I'm amazed at how many Australians have not heard of - or perhaps forgotten - some of the most quintessential Australian movies - or have I become more Australian than the quintessential Australian?
"The Shiralee", based on D'Arcy Niland's book by the same name, is one such movie. It's the story of the itinerant rural worker Macauley - sometimes described as a 'swagman' or 'swaggie' - who suddenly finds himself taking responsibility for his child. Having returned from 'walkabout', he finds his wife entwined in the arms of another, and so he takes his four-year-old daughter, Buster, with him. The child is the 'shiralee', an Aboriginal word meaning 'burden'. In their time together, father and daughter explore new depths of understanding and bonding. The barren landscapes of the outback are central to the swagman's love for his country and provide a backdrop to the richness of his developing relationship with Buster.
Of course, there's nothing like curling up with D'Arcy Niland's book ...

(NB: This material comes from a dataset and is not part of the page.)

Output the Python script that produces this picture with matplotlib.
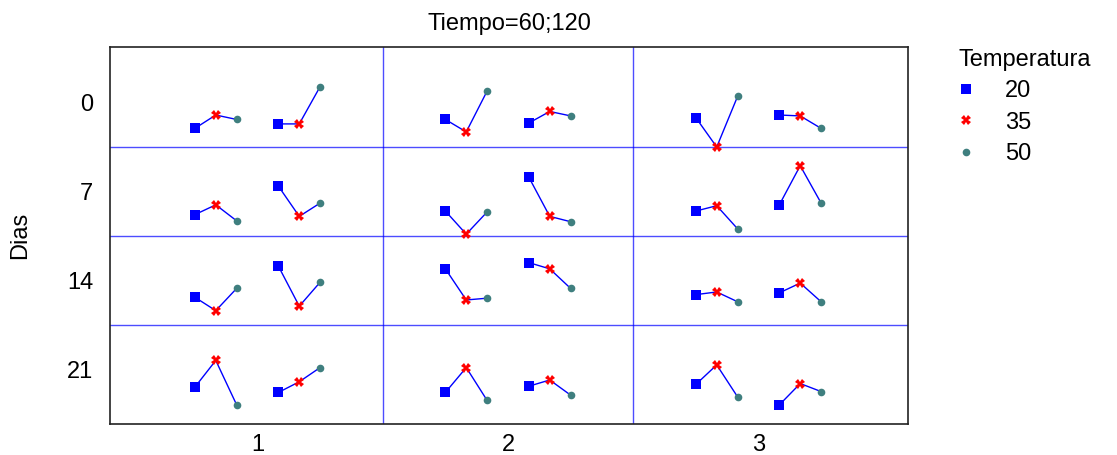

"... an extra shake-down. If he put it on on the ground it didn't walk away. He didn't have to wash it and comb its hair. It never had to have its buttons done up. It was never the burden to slow him down." To continue reading the book online, click here
... but if you're more visually than cerebrally inclined, you'll find both the 1957 movie version with Peter Finch and the 1987 remake with Bryan Brown very faithful screen adaptations of this wonderful book.
To my friend in Cairns: watch it while you are marooned by the raging floodwaters and as you chew on your Tim Tams and baked beans - not all at the same time, I hope! - which was all that you could find after the usual panic-buying had set in. With that kind of diet you won't run out of the other item that's on any panic-buyer's shopping list: toilet paper.
Down here it's going to be a heatwave, and I'm off to another medical appointment in Moruya. It's now the only social life I have these days.